Informationsethik und Privacy sind im Rahmen der Digitalisierung und Zeitalter der Datenraffinierung mittels Big Data und künstlicher Intelligenz vermeintlich letzte Bastionen. Wie schätzen Sie diese Aspekte ein?

Der gläserne Konsument ist leider keine Alptraumvision aus einem Science-Fiction-Film mehr, sondern Realität. Firmen tun allerdings gut daran mit ihren mit Hilfe von Big Data gesammelten Daten ethisch korrekt umzugehen. Denn im Zeitalter der Daten-Transparenz und der globalisierten sozialen Medien, führen Daten-Lücken ganz schnell zu weltweiten Reputationsproblemen. Viele Firmen haben heute eigentlich "Control-Rooms" eingerichtet, in denen sie überwachen, was weltweit in den sozialen Medien über sie berichtet wird. Datenlücken können eine Firma ruinieren, aber auch der unbedachte Umgang mit Daten oder flapsige Bemerkungen dazu, können zu einem weltweiten Rufschaden führen. Die Firmen müssen mehr in diesen Bereich investieren und auch stärker zusammenarbeiten. Denn Datensicherheit und Privacy sind firmenübergreifende Themen, die nicht nur unternehmensspezifisch angegangen werden können.

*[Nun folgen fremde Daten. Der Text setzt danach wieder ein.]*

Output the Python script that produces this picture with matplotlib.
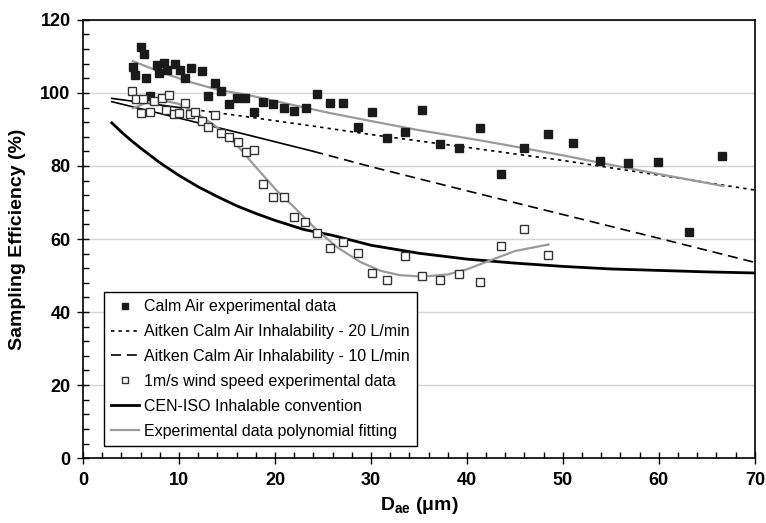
import matplotlib
matplotlib.use("Agg")
import matplotlib.pyplot as plt
from matplotlib.ticker import MultipleLocator

plt.rcParams['font.family'] = ['Liberation Sans', 'DejaVu Sans']
plt.rcParams['mathtext.fontset'] = 'custom'
plt.rcParams['mathtext.rm'] = 'Liberation Sans'
plt.rcParams['mathtext.bf'] = 'Liberation Sans:bold'

# calm air experimental data
calm_x = [5.2, 5.4, 6.0, 6.35, 6.6, 7.0, 7.7, 7.9, 8.4, 8.7, 9.6, 10.1, 10.6, 11.3,
          12.4, 13.05, 13.7, 14.4, 15.2, 16.0, 16.9, 17.8, 18.8, 19.8, 20.9, 22.0,
          23.2, 24.4, 25.7, 27.1, 28.6, 30.1, 31.7, 33.5, 35.3, 37.2, 39.2, 41.4,
          43.6, 45.9, 48.5, 51.1, 53.9, 56.8, 59.9, 63.1, 66.6]
calm_y = [107.1, 104.9, 112.6, 110.7, 104.1, 99.1, 107.7, 105.4, 108.1, 106.4, 107.8,
          106.4, 104.0, 106.8, 105.9, 99.1, 102.7, 100.6, 97.0, 98.5, 98.5, 94.8, 97.5,
          97.0, 96.0, 95.0, 95.9, 99.7, 97.3, 97.3, 90.6, 94.8, 87.6, 89.3, 95.2, 86.1,
          85.0, 90.4, 77.7, 84.9, 88.8, 86.4, 81.3, 80.8, 81.1, 61.8, 82.6]

# 1 m/s wind speed experimental data
wind_x = [5.1, 5.5, 6.0, 6.3, 7.0, 7.4, 8.2, 8.6, 9.0, 9.5, 10.0, 10.6, 11.1, 11.7,
          12.4, 13.0, 13.7, 14.4, 15.2, 16.1, 17.0, 17.8, 18.8, 19.8, 20.9, 22.0,
          23.1, 24.4, 25.7, 27.1, 28.6, 30.1, 31.7, 33.5, 35.3, 37.2, 39.2, 41.4,
          43.6, 45.9, 48.5]
wind_y = [100.5, 98.2, 94.5, 98.2, 94.9, 97.9, 98.7, 95.4, 99.3, 94.1, 94.5, 97.3,
          94.1, 94.7, 92.4, 90.7, 93.9, 89.1, 87.9, 86.6, 83.9, 84.4, 75.0, 71.4,
          71.4, 66.1, 64.7, 61.6, 57.5, 59.3, 56.2, 50.7, 48.9, 55.3, 49.9, 48.9,
          50.4, 48.1, 58.2, 62.7, 55.7]

# Aitken calm air inhalability curves
aitken_x = [3, 10, 17, 24, 30, 40, 50, 60, 70]
aitken20_y = [98.5, 96.0, 93.5, 90.9, 88.6, 85.1, 81.5, 77.5, 73.4]
aitken10_y = [97.6, 93.1, 88.6, 84.0, 79.8, 73.2, 66.7, 60.2, 53.6]

# CEN-ISO inhalable convention
iso_x = [3, 4, 5, 6, 7, 8, 10, 12, 14, 16, 18, 20, 23, 26, 30, 35, 40, 45, 50, 55, 60, 65, 70]
iso_y = [91.8, 89.3, 87.0, 84.9, 82.9, 80.9, 77.4, 74.3, 71.6, 69.1, 67.0, 65.1, 62.6,
         61.0, 58.3, 56.1, 54.5, 53.4, 52.5, 51.8, 51.4, 51.0, 50.7]

# polynomial fits
fit_calm_x = [5.2, 8, 11, 14, 17.4, 21, 25.7, 30, 35, 41.4, 45, 50, 55, 60, 66.7]
fit_calm_y = [108.7, 105.8, 103.1, 100.9, 99.3, 97.2, 94.5, 92.3, 89.8, 87.0,
              85.3, 82.9, 80.3, 77.8, 74.5]
fit_wind_x = [5.2, 6.5, 8.2, 10, 11.7, 13.5, 14.8, 16.4, 18, 20.2, 22, 24.3, 26.5,
              28.9, 31, 33, 35.4, 38, 40, 42.4, 45, 48.5]
fit_wind_y = [95.8, 97.2, 98.0, 97.0, 94.6, 91.5, 88.9, 84.6, 79.7, 73.2, 68.7,
              62.6, 57.7, 53.7, 51.3, 50.1, 49.7, 50.3, 51.7, 54.1, 56.7, 58.5]

fig = plt.figure(figsize=(7.66, 5.23), dpi=100)
ax = fig.add_axes([0.1084, 0.124, 0.877, 0.838])

# the early part of the Aitken curves looks solid in the original
ax.plot(aitken_x[:2], aitken20_y[:2], color='black', lw=1.2, zorder=2)
ax.plot(aitken_x[1:], aitken20_y[1:], color='black', lw=1.2, ls=(0, (2, 2.5)),
        label='Aitken Calm Air Inhalability - 20 L/min', zorder=2)
ax.plot(aitken_x[:4], aitken10_y[:4], color='black', lw=1.2, zorder=2)
ax.plot(aitken_x[3:], aitken10_y[3:], color='black', lw=1.2, ls=(0, (6, 3.5)),
        label='Aitken Calm Air Inhalability - 10 L/min', zorder=2)
ax.plot(iso_x, iso_y, color='black', lw=2.0, label='CEN-ISO Inhalable convention', zorder=2)
ax.plot(fit_calm_x, fit_calm_y, color='#9a9a9a', lw=1.6,
        label='Experimental data polynomial fitting', zorder=3)
ax.plot(fit_wind_x, fit_wind_y, color='#9a9a9a', lw=1.6, zorder=3)
ax.plot(calm_x, calm_y, ls='none', marker='s', ms=6.0, mfc='#1a1a1a', mec='#1a1a1a',
        label='Calm Air experimental data', zorder=4)
ax.plot(wind_x, wind_y, ls='none', marker='s', ms=6.0, mfc='white', mec='#333333',
        mew=1.0, label='1m/s wind speed experimental data', zorder=5)

ax.set_xlim(0, 70)
ax.set_ylim(0, 120)
ax.xaxis.set_major_locator(MultipleLocator(10))
ax.xaxis.set_minor_locator(MultipleLocator(2))
ax.yaxis.set_major_locator(MultipleLocator(20))
ax.yaxis.set_minor_locator(MultipleLocator(4))
ax.yaxis.grid(True, color='#d4d4d4', lw=1.0)
ax.set_axisbelow(True)
ax.tick_params(which='major', direction='inout', length=8, width=1)
ax.tick_params(which='minor', direction='in', length=4, width=1)
for lab in ax.get_xticklabels() + ax.get_yticklabels():
    lab.set_fontfamily(['Liberation Sans Narrow', 'Liberation Sans'])
    lab.set_fontweight('bold')
    lab.set_fontsize(13)
ax.tick_params(axis='x', pad=6)
ax.tick_params(axis='y', pad=5)
for s in ['left', 'bottom', 'right', 'top']:
    ax.spines[s].set_linewidth(1.2)

ax.set_ylabel('Sampling Efficiency (%)', fontsize=14, fontweight='bold', labelpad=10)
ax.set_xlabel(r'$\mathbf{D_{ae}}$ ($\mathbf{\mu}$m)', fontsize=14, fontweight='bold', labelpad=4)

handles, labels = ax.get_legend_handles_labels()
order = ['Calm Air experimental data', 'Aitken Calm Air Inhalability - 20 L/min',
         'Aitken Calm Air Inhalability - 10 L/min', '1m/s wind speed experimental data',
         'CEN-ISO Inhalable convention', 'Experimental data polynomial fitting']
hmap = dict(zip(labels, handles))
leg = ax.legend([hmap[k] for k in order], order, loc='upper left',
                bbox_to_anchor=(0.031, 0.379), borderaxespad=0, fancybox=False,
                edgecolor='black', framealpha=1, fontsize=11.5, handlelength=1.75,
                labelspacing=0.62, handletextpad=0.3, markerscale=0.75, borderpad=0.45)
leg.get_frame().set_linewidth(1.0)

fig.savefig('out.png', dpi=100)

Sie sind ein aktiver Influencer in den Social Media. Ist es wirklich ein Vorteil, dass die Digitalisierung genau jetzt stattfindet, in einer Zeit, in der die Babyboomer in Pension gehen?

Das halte ich für einen grossen Vorteil, denn tatsächlich werden sich in den nächsten Jahren in der Schweiz Hunderttausende von Babyboomern - ich gehöre auch dazu - vom Arbeitsmarkt zurückziehen. Gleichzeitig wird die Digitalisierung ganz sicher auch den einen oder anderen Job kosten. Wir sehen das beispielsweise gerade in den Medien, wo Journalisten-Jobs immer rarer werden, da die Digitalisierung den ganzen Mediensektor völlig umkrempelt - und heute immer mehr Werbung zu Google und Facebook geht. In einer solchen Situation ist es sicher eine Erleichterung, dass nicht allzu viele Junge auf den Arbeitsmarkt drängen. Das wird die Situation entspannen - und auch die Ängste vor der Digitalisierung etwas relativieren.